YOUR GOAL = Copy down every line where the string "this" shows up.

DATA FOR THE TASK =
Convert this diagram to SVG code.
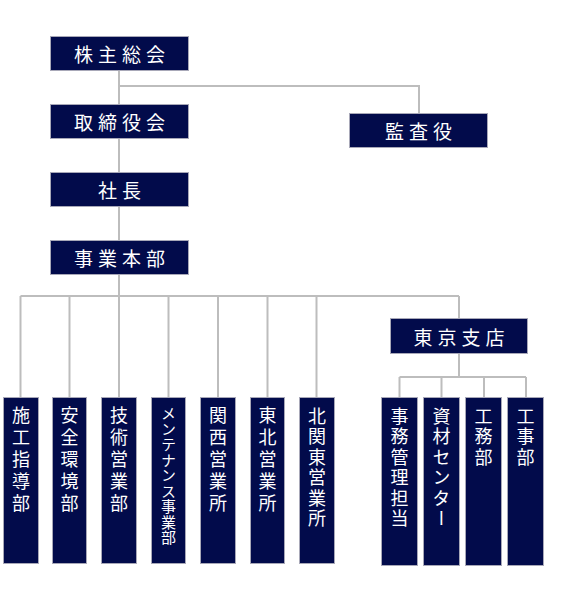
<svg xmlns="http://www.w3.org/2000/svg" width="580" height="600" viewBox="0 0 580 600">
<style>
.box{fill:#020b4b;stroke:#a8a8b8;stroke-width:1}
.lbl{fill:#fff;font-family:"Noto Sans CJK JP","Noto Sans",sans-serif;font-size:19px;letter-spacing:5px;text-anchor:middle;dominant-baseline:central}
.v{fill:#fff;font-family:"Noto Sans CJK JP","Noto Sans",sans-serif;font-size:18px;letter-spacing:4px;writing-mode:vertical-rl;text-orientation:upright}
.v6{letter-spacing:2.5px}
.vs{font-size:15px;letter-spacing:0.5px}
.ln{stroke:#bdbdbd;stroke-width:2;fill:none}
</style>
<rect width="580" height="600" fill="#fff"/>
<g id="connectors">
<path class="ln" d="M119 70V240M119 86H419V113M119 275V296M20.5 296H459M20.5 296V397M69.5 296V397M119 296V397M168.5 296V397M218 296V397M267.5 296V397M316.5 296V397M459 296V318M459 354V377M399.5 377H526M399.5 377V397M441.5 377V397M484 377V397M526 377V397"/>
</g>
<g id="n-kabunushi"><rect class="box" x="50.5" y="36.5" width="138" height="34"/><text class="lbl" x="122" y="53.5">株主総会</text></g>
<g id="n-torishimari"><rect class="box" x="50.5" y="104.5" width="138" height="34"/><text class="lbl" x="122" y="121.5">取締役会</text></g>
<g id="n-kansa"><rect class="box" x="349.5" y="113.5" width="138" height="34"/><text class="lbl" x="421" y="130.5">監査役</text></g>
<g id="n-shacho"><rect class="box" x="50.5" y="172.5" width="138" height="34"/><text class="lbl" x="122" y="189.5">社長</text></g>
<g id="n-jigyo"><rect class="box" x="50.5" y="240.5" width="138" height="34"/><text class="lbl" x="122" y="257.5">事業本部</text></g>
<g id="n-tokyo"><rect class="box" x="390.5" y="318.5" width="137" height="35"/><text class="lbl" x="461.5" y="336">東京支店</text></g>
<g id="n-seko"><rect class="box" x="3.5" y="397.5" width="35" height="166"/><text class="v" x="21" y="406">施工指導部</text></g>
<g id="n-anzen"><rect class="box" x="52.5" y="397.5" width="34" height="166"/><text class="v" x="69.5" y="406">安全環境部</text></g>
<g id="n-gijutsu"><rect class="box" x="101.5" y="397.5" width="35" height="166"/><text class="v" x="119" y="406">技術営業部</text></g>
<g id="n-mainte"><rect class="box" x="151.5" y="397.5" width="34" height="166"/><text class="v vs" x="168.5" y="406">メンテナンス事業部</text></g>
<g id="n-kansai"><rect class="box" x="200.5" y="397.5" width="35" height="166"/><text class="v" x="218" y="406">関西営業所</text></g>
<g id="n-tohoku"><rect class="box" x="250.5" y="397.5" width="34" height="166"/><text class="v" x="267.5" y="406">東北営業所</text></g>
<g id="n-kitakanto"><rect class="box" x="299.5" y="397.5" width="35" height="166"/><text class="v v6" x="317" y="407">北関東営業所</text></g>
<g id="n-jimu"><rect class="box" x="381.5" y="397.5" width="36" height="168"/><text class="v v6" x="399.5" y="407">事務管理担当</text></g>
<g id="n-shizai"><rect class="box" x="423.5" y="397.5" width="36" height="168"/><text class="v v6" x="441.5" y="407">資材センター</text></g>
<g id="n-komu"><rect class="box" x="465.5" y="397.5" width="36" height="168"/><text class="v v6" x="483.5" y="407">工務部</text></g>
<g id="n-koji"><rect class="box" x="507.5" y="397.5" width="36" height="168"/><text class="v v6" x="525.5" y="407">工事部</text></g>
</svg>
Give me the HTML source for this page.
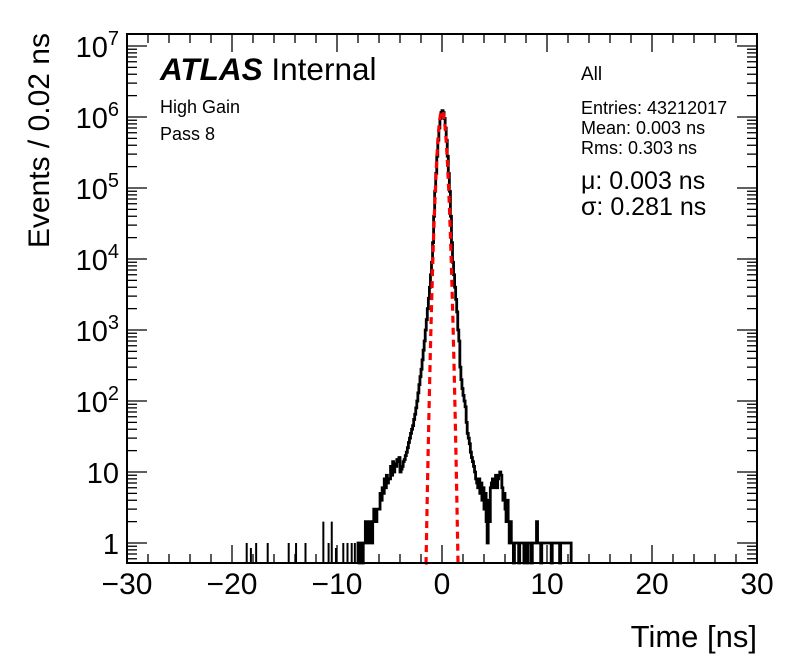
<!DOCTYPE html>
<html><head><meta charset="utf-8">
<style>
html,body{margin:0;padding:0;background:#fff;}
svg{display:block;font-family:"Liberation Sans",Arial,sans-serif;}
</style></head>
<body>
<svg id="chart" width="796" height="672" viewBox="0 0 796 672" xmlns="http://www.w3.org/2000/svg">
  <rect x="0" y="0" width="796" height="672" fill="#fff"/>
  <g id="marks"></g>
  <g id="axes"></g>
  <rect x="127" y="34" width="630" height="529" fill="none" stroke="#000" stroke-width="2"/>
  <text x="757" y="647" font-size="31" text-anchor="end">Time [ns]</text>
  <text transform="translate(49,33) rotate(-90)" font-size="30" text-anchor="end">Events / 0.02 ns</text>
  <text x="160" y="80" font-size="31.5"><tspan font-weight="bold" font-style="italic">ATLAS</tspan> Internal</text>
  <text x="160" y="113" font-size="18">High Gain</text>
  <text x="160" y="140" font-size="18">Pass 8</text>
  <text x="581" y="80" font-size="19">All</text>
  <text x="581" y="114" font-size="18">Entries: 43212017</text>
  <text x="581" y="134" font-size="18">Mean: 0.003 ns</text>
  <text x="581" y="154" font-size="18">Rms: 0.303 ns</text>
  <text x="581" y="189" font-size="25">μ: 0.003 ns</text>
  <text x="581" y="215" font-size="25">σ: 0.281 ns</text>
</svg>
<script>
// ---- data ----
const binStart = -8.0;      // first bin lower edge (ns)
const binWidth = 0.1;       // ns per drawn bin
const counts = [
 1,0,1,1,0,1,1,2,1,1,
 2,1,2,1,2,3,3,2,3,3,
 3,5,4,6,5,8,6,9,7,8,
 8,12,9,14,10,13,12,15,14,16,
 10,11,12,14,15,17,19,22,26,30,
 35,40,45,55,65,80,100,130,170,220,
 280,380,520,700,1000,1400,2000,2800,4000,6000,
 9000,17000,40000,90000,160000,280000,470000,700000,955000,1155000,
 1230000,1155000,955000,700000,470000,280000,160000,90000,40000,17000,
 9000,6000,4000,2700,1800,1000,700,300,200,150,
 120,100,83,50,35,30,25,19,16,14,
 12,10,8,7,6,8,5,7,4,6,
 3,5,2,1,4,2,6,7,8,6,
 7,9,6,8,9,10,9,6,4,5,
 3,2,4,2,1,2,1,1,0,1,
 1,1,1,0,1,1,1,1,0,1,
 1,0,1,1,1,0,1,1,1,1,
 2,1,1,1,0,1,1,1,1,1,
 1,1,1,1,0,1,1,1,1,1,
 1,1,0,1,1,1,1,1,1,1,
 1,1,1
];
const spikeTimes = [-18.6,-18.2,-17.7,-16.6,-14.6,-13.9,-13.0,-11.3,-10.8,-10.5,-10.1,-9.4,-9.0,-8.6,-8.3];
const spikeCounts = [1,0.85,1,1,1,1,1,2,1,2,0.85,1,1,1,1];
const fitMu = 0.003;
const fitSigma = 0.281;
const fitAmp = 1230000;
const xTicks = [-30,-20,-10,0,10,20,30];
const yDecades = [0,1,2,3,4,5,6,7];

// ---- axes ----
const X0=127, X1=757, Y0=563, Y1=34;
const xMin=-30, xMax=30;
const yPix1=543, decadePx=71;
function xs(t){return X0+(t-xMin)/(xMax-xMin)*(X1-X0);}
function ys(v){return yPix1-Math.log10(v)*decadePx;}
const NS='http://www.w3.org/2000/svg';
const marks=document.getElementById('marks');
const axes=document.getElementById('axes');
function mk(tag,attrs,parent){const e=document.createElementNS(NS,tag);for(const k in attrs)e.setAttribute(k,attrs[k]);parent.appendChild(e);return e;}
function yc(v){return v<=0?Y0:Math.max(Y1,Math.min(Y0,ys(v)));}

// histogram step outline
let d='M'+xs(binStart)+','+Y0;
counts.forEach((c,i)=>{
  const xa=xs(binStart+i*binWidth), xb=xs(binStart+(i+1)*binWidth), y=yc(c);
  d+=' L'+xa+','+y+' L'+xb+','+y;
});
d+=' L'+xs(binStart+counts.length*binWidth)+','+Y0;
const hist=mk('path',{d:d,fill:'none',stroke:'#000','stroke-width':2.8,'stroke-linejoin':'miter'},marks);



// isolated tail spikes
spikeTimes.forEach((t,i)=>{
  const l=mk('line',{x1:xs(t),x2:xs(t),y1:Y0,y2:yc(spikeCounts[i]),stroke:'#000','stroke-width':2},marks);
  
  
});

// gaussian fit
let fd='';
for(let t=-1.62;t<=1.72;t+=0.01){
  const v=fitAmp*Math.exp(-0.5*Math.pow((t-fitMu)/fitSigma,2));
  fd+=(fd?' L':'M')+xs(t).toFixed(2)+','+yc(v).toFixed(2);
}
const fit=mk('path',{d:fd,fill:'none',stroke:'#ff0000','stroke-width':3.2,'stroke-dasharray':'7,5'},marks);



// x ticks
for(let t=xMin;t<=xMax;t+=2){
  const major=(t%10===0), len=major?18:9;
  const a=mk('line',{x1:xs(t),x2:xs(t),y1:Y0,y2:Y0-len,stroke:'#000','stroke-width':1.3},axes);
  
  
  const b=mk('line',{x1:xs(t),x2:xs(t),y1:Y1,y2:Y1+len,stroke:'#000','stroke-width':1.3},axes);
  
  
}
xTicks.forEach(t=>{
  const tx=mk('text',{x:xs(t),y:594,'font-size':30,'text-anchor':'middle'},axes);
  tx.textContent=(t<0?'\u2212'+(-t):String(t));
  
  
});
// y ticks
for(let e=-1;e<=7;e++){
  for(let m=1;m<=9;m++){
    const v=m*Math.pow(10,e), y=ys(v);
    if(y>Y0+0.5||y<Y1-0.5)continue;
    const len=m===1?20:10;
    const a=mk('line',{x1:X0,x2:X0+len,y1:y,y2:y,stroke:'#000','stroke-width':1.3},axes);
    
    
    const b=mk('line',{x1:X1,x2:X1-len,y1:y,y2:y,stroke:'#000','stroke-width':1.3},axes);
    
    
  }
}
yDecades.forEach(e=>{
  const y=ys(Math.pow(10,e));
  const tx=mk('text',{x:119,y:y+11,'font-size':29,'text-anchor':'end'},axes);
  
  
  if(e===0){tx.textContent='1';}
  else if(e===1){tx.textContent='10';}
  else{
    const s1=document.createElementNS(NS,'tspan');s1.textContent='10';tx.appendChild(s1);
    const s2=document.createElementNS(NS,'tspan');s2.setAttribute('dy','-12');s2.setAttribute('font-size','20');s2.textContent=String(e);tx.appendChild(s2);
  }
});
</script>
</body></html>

EXERCISE OUTPUT =
Convert this diagram to SVG code.
Give me the HTML source for this page.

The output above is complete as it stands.